For clubs operating in a league where the salary cap creates persistent structural disadvantages in the global transfer market, this kind of deferred revenue is not a minor footnote. It is, for some organizations, a meaningful contribution to annual transfer budgets.

Why Nobody Talks About It

The silence surrounding sell-on clauses in American soccer coverage is not accidental. Clubs have little incentive to publicize the terms of transfer contracts, and European buying clubs have even less. When a resale occurs, the payment to the original MLS club is rarely disclosed in any official announcement. It does not appear in league financial filings in a form accessible to the general public. It does not generate a press release.

The result is a financial stream that flows quietly through the background of American soccer's economy, largely invisible to the fans, analysts, and journalists who track the league's finances through other means. The MLS Players Association salary disclosure — one of the most scrutinized documents in American sports — says nothing about sell-on income. Transfer fee databases, which are themselves estimates rather than confirmed figures, do not track secondary payments.

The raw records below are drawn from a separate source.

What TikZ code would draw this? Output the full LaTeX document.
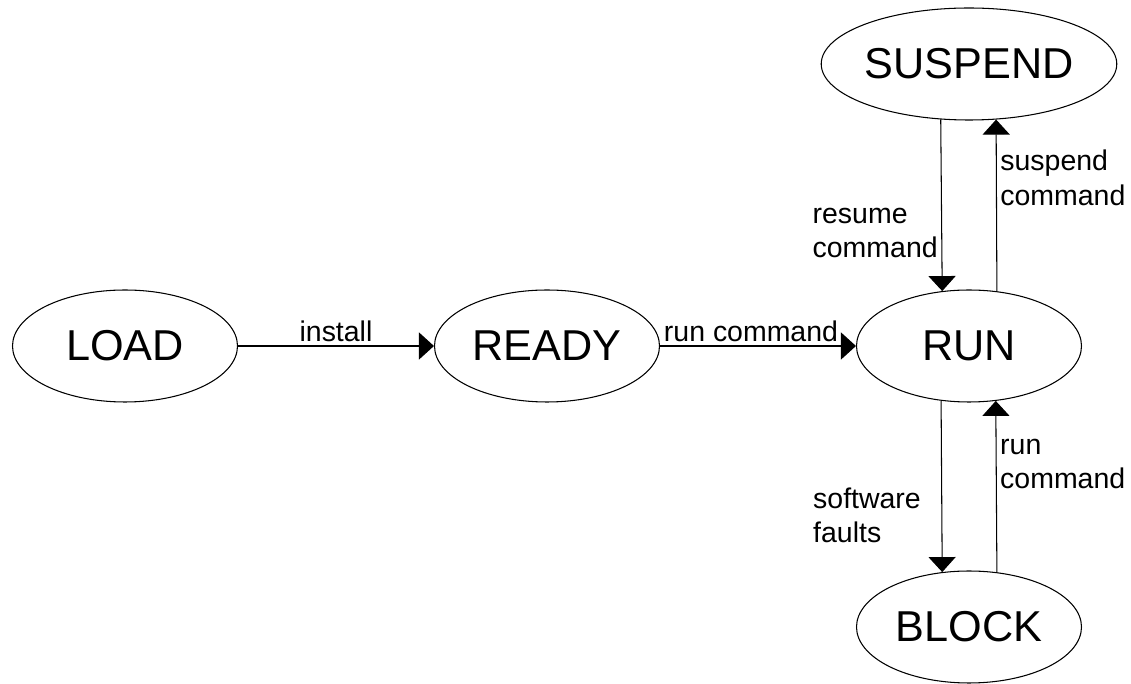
\documentclass[tikz,border=0pt]{standalone}
\usepackage{fontspec}
\setmainfont{Liberation Sans}
\usetikzlibrary{arrows.meta,shapes.geometric}

\begin{document}
\begin{tikzpicture}[
    >={Triangle[length=3mm, width=5.4mm]},
    state/.style={draw=black, ellipse, line width=0.6pt, inner sep=0pt, minimum width=45mm, minimum height=22.4mm, font=\fontsize{24.6}{28}\selectfont},
    arrow/.style={black, ->, line width=0.6pt},
    edgelabel/.style={font=\fontsize{16.2}{19.5}\selectfont, align=left, inner sep=2pt},
]
    \useasboundingbox (0,0) rectangle (22.62,13.68);

    % =====================================================================
    % STATES
    % =====================================================================
    \node[state] (load) at (2.5, 6.76) {LOAD};
    \node[state] (ready) at (10.94, 6.76) {READY};
    \node[state] (run) at (19.38, 6.76) {RUN};
    \node[state] (suspend) at (19.38, 12.4) {SUSPEND};
    \node[state] (block) at (19.38, 1.14) {BLOCK};

    % =====================================================================
    % TRANSITIONS
    % =====================================================================
    \draw[arrow] (load) -- (ready) node[edgelabel, midway, above] {install};
    \draw[arrow] (ready) -- (run) node[edgelabel, midway, above, xshift=-1.4mm] {run command};

    % Run <-> Suspend
    \draw[arrow] (suspend.243.6) -- (run.116.4) node[edgelabel, pos=0.66, left] {resume\\command};
    \draw[arrow] (run.63.6) -- (suspend.296.4) node[edgelabel, pos=0.66, right] {suspend\\command};

    % Run <-> Block
    \draw[arrow] (run.243.6) -- (block.116.4) node[edgelabel, pos=0.67, left, xshift=-3.4mm] {software\\faults};
    \draw[arrow] (block.63.6) -- (run.296.4) node[edgelabel, pos=0.63, right] {run\\command};

\end{tikzpicture}
\end{document}
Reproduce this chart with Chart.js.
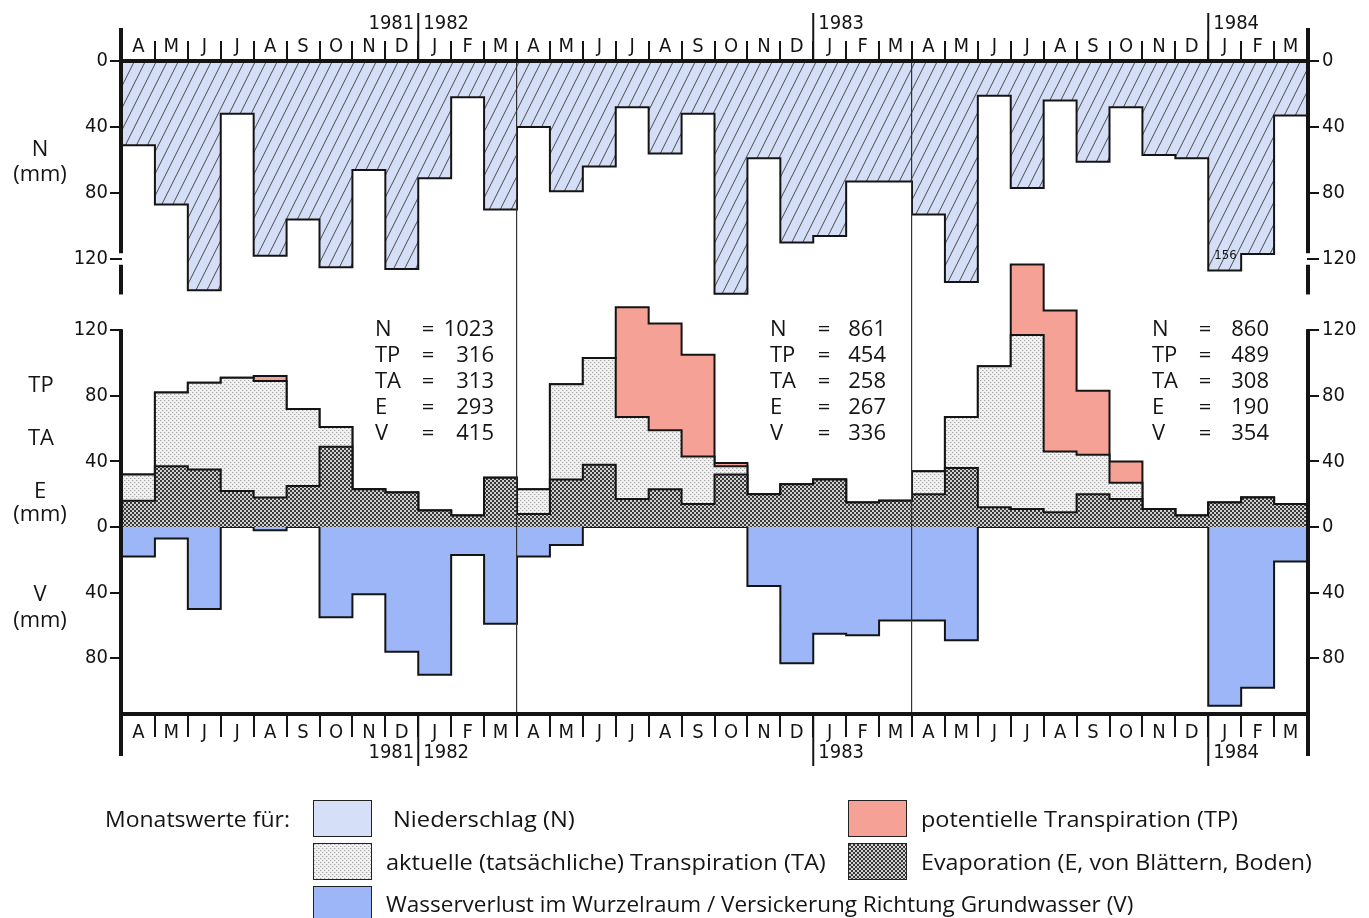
<!DOCTYPE html>
<html><head><meta charset="utf-8">
<script src="https://cdn.jsdelivr.net/npm/chart.js@4"></script>
<style>
html,body{margin:0;padding:0;background:#fff;}
#wrap{position:relative;width:1369px;height:918px;overflow:hidden;background:#fff;}
#c{position:absolute;left:0;top:0;}
.t{position:absolute;white-space:nowrap;font-family:'Open Sans','Noto Sans',sans-serif;font-size:22px;line-height:26px;color:#151515;transform:translateY(-50%);transform-origin:0 50%;}
.c{transform:translate(-50%,-50%);}
.r{transform:translate(-100%,-50%);}
.box{position:absolute;border:1.6px solid #222;box-sizing:border-box;}
</style></head>
<body><div id="wrap"><canvas id="c" width="1369" height="918"></canvas></div>
<script>
// ---------------- data (Apr 1981 ... Mar 1984, monthly, mm) ----------------
const monthLabels = ['A','M','J','J','A','S','O','N','D','J','F','M',
                     'A','M','J','J','A','S','O','N','D','J','F','M',
                     'A','M','J','J','A','S','O','N','D','J','F','M'];
const precipN  = [51,87,139,32,118,96,125,66,126,71,22,90,
                  40,79,64,28,56,32,141,59,110,106,73,73,
                  93,134,21,77,24,61,28,57,59,156,117,33];
const evapE    = [16,37,35,22,18,25,49,23,21,10,7,30,
                  8,29,38,17,23,14,32,20,26,29,15,16,
                  20,36,12,11,9,20,17,11,7,15,18,14];
const transpTA = [16,45,53,69,71,47,12,0,0,0,0,0,
                  15,58,65,50,36,29,5,0,0,0,0,0,
                  14,31,86,106,37,24,10,0,0,0,0,0];
const transpTP = [16,45,53,69,74,47,12,0,0,0,0,0,
                  15,58,65,117,101,91,7,0,0,0,0,0,
                  14,31,86,149,123,63,23,0,0,0,0,0];
const seepV    = [18,7,50,0,2,0,55,41,76,90,17,59,
                  18,11,0,0,0,0,0,36,83,65,66,57,
                  57,69,0,0,0,0,0,0,0,109,98,21];
const nTicks = [0,40,80,120];
const mTicks = [-80,-40,0,40,80,120];
const yearBounds = [{at:9, left:'1981', right:'1982'},{at:21, right:'1983'},{at:33, right:'1984'}];
const totals = [
  {N:'1023', TP:'316', TA:'313', E:'293', V:'415'},
  {N:'861',  TP:'454', TA:'258', E:'267', V:'336'},
  {N:'860',  TP:'489', TA:'308', E:'190', V:'354'}
];
const N_AXIS_END = 141.5;  // lower end of the N axis
const N_BREAK_CAP = 127;   // a bar beyond the axis end is cut here
// ---------------------------------------------------------------------------

function makeTile(w,h,draw){const c=document.createElement('canvas');c.width=w;c.height=h;draw(c.getContext('2d'));return c;}
const hatchTile = makeTile(11,22,g=>{
  g.fillStyle='#d4def6';g.fillRect(0,0,11,22);
  g.strokeStyle='#4a4a4a';g.lineWidth=1;
  for(const dx of [-11,0,11]){g.beginPath();g.moveTo(dx-0.5,23);g.lineTo(dx+11.5,-1);g.stroke();}
});
const eTile = makeTile(4,4,g=>{
  g.fillStyle='#d0d0d0';g.fillRect(0,0,4,4);
  g.fillStyle='#383838';g.fillRect(0,0,2,2);g.fillRect(2,2,2,2);
});
const taTile = makeTile(4,4,g=>{
  g.fillStyle='#f1f1f1';g.fillRect(0,0,4,4);
  g.fillStyle='#a8a8a8';g.fillRect(0,0,1,1);g.fillRect(2,2,1,1);
  g.fillStyle='#d4d4d4';g.fillRect(1,0,1,1);g.fillRect(3,2,1,1);
});
const ctx0 = document.getElementById('c').getContext('2d');
const hatch = ctx0.createPattern(hatchTile,'repeat');
const ePat = ctx0.createPattern(eTile,'repeat');
const taPat = ctx0.createPattern(taTile,'repeat');
const RED = '#f5a196', BLUE_V = '#9db6f7', BLUE_N = '#d5e0f8';

const stepData = arr => arr.map((v,i)=>({x:i,y:v})).concat([{x:arr.length,y:arr[arr.length-1]}]);
const nShown = precipN.map(v=>v>N_AXIS_END?N_BREAK_CAP:v);
const eTop  = evapE.slice();
const taTop = evapE.map((e,i)=>e+transpTA[i]);
const tpTop = evapE.map((e,i)=>e+transpTP[i]);
const vNeg  = seepV.map(v=>-v);

const base = {stepped:'before',pointRadius:0,pointHoverRadius:0,borderColor:'#141414',borderWidth:2,
              borderJoinStyle:'miter',borderCapStyle:'butt',xAxisID:'x'};
const tickFont = {family:"'DejaVu Sans Condensed','Liberation Sans',sans-serif",size:20};
const INK = '#141414';
const AXIS_W = 60;

// N axis: 0 at the top edge, 1.65 px/mm ; M axis (TP/TA/E up, V down): 0 at 527, 1.64 px/mm
function yAxis(pos, isN){
  return {
    type:'linear', position:pos, weight:isN?1:0,
    reverse:isN, min:isN?0:-114, max:isN?395.76:284.1,
    afterBuildTicks:s=>{s.ticks=(isN?nTicks:mTicks).map(v=>({value:v}));},
    afterFit:s=>{s.width=isN?AXIS_W:0;},
    border:{display:false},
    grid:{drawOnChartArea:false,drawTicks:true,tickLength:12,color:INK,lineWidth:2},
    ticks:{font:tickFont,color:INK,padding:pos==='left'?2:3,callback:v=>Math.abs(v)}
  };
}

// the two value axes share one side: widen the inner (zero-width) one so its labels are not clipped
const shareSide = {
  id:'shareSide',
  afterLayout(chart){
    const sL=chart.scales.yM, sR=chart.scales.yM2;
    sL.left=sL.right-AXIS_W; sL.width=AXIS_W;
    sR.right=sR.left+AXIS_W; sR.width=AXIS_W;
  }
};

const decor = {
  id:'decor',
  afterDraw(chart){
    const {ctx, chartArea:a, scales} = chart;
    const x=scales.x, yN=scales.yN, yM=scales.yM;
    const L=(x1,y1,x2,y2,w)=>{ctx.lineWidth=w;ctx.beginPath();ctx.moveTo(x1,y1);ctx.lineTo(x2,y2);ctx.stroke();};
    ctx.save();
    ctx.strokeStyle=INK; ctx.fillStyle=INK; ctx.lineCap='butt';
    const y0N=yN.getPixelForValue(0);
    L(a.left-3,y0N,a.right+3,y0N,4);
    L(a.left-3,a.bottom,a.right+3,a.bottom,4);
    const b1=yN.getPixelForValue(116.5), b2=yN.getPixelForValue(123.5), bEnd=yN.getPixelForValue(N_AXIS_END);
    for(const xx of [a.left-1,a.right+1]){
      L(xx,28,xx,b1,4); L(xx,b2,xx,bEnd,4);
      L(xx,yM.getPixelForValue(120)-1,xx,756,4);
    }
    ctx.font = "20px 'DejaVu Sans Condensed','Liberation Sans',sans-serif";
    ctx.textBaseline='middle';
    for(const yb of yearBounds){
      const px=x.getPixelForValue(yb.at);
      L(px,13,px,y0N,2);
      L(px,a.bottom,px,766,2);
      if(yb.left){ctx.textAlign='right';ctx.fillText(yb.left,px-4,24);ctx.fillText(yb.left,px-4,753);}
      if(yb.right){ctx.textAlign='left';ctx.fillText(yb.right,px+5,24);ctx.fillText(yb.right,px+5,753);}
    }
    const iCut = precipN.findIndex(v=>v>N_AXIS_END);
    if(iCut>=0){
      ctx.font="13px 'DejaVu Sans Condensed','Liberation Sans',sans-serif";
      ctx.textAlign='left';
      ctx.fillText(String(precipN[iCut]), x.getPixelForValue(iCut)+6, yN.getPixelForValue(118));
    }
    ctx.restore();
  }
};

new Chart(ctx0,{
  type:'line',
  data:{datasets:[
    {...base, label:'N', data:stepData(nShown), yAxisID:'yN', fill:'origin', backgroundColor:hatch},
    {...base, label:'E', data:stepData(eTop), yAxisID:'yM', fill:'origin', backgroundColor:ePat},
    {...base, label:'TA', data:stepData(taTop), yAxisID:'yM', fill:'-1', backgroundColor:taPat},
    {...base, label:'TP', data:stepData(tpTop), yAxisID:'yM', fill:'-1', backgroundColor:RED},
    {...base, label:'V', data:stepData(vNeg), yAxisID:'yM', fill:'origin', backgroundColor:BLUE_V}
  ]},
  options:{
    responsive:false, animation:false, events:[],
    layout:{padding:{left:62,right:2,top:36,bottom:918-714-31}},
    plugins:{legend:{display:false},tooltip:{enabled:false}},
    scales:{
      x:{type:'linear',min:0,max:36,position:'bottom',
         afterBuildTicks:s=>{s.ticks=[12,24].map(v=>({value:v}));},
         afterFit:s=>{s.height=0;},
         ticks:{display:false},border:{display:false},
         grid:{drawTicks:false,color:'#333',lineWidth:1.2,z:1}},
      xt:{type:'category',labels:monthLabels,position:'top',offset:true,
         afterFit:s=>{s.height=25;},
         border:{display:false},
         grid:{offset:true,drawOnChartArea:false,drawTicks:true,tickLength:20,color:INK,lineWidth:2},
         ticks:{font:tickFont,color:INK,padding:-18,autoSkip:false,maxRotation:0}},
      xb:{type:'category',labels:monthLabels,position:'bottom',offset:true,
         afterFit:s=>{s.height=31;},
         border:{display:false},
         grid:{offset:true,drawOnChartArea:false,drawTicks:true,tickLength:23,color:INK,lineWidth:2},
         ticks:{font:tickFont,color:INK,padding:-16,autoSkip:false,maxRotation:0}},
      yN:yAxis('left',true),
      yM:yAxis('left',false),
      yN2:yAxis('right',true),
      yM2:yAxis('right',false)
    }
  },
  plugins:[shareSide,decor]
});

// ---------------- HTML text ----------------
const wrap=document.getElementById('wrap');
function txt(s,x,y,cls,w){
  const d=document.createElement('div');d.className='t'+(cls?' '+cls:'');d.textContent=s;
  d.style.left=x+'px';d.style.top=y+'px';wrap.appendChild(d);
  if(w){const k=w/d.offsetWidth;d.style.transform='translateY(-50%) scaleX('+k.toFixed(3)+')';}
  return d;
}
function box(x,y,w,h,bg){const d=document.createElement('div');d.className='box';Object.assign(d.style,{left:x+'px',top:y+'px',width:w+'px',height:h+'px',background:bg});wrap.appendChild(d);}

txt('N',40,147,'c'); txt('(mm)',40,172,'c');
txt('TP',41,383,'c'); txt('TA',41,436,'c'); txt('E',40,489,'c'); txt('(mm)',40,512,'c');
txt('V',40,592,'c'); txt('(mm)',40,618,'c');

const rowKeys=['N','TP','TA','E','V'], rowY=[327,353,379,405,431];
const blocks=[{l:375,eq:428,r:494},{l:770,eq:824,r:886},{l:1152,eq:1205,r:1269}];
blocks.forEach((b,k)=>{
  rowKeys.forEach((key,j)=>{
    txt(key,b.l,rowY[j]);
    txt('=',b.eq,rowY[j],'c');
    txt(totals[k][key],b.r,rowY[j],'r');
  });
});

txt('Monatswerte für:',105,818,'',185);
box(313,800,59,37,BLUE_N);
box(313,843,59,37,'url('+taTile.toDataURL()+') repeat');
box(313,886,59,40,BLUE_V);
box(848,800,59,37,RED);
box(848,843,59,37,'url('+eTile.toDataURL()+') repeat');
txt('Niederschlag (N)',393,818,'',182);
txt('aktuelle (tatsächliche) Transpiration (TA)',386,861,'',440);
txt('Wasserverlust im Wurzelraum / Versickerung Richtung Grundwasser (V)',386,903,'',748);
txt('potentielle Transpiration (TP)',921,818,'',317);
txt('Evaporation (E, von Blättern, Boden)',921,861,'',391);
</script>
</body></html>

This opacity has consequences. Front offices that are quietly generating meaningful sell-on income have little reason to correct the public perception that their club operates as a net exporter of talent with minimal financial return. The narrative of MLS as a developmental pipeline that enriches European clubs at American expense is, in many cases, only partially accurate. The complete picture is more nuanced — and more profitable.

The Negotiation Shift

What has changed in 2026 is the sophistication with which MLS clubs approach these clauses at the negotiating table. The post-World Cup transfer environment has accelerated the global visibility of American soccer talent, which in turn has increased the leverage MLS clubs hold when selling players to European suitors who now view the league as a credible development environment rather than a retirement destination.

Sporting directors who once accepted whatever sell-on percentage a European club offered as a courtesy concession are now treating the clause as a primary negotiating point. Percentages that once settled at five or eight percent are being pushed toward fifteen or twenty. Sunset provisions are being resisted. Tiered structures that increase the percentage as the resale fee climbs are becoming more common in contracts involving younger players with clear upside.

Agent representation on the MLS side of these negotiations has also matured. Where a selling club once relied on its own legal team to draft clause language, specialist transfer lawyers — many with experience on both sides of the Atlantic — are now routinely involved in structuring the financial architecture of outgoing deals.

What This Means for the League

The broader implication is significant. If MLS clubs consistently negotiate meaningful sell-on provisions into outgoing transfer contracts, the league's relationship with the global transfer market begins to shift from purely transactional to genuinely symbiotic. European clubs developing MLS-originated talent become, in effect, involuntary contributors to American soccer's financial infrastructure.

The irony is considerable. The same European clubs that once viewed MLS as a convenient source of undervalued talent are increasingly finding that the contracts they signed in good faith contain provisions that redirect a portion of their own transfer profits back across the Atlantic.

For MLS, the lesson is clear. The most valuable clause in any transfer contract is often the one that activates years after the deal is done — and the clubs that understood this earliest are already cashing the checks.

Verdict: The sell-on clause is not a consolation prize. In the hands of a competent front office, it is a long-term revenue strategy — and MLS clubs that treat it as such are playing a smarter financial game than the transfer market gives them credit for.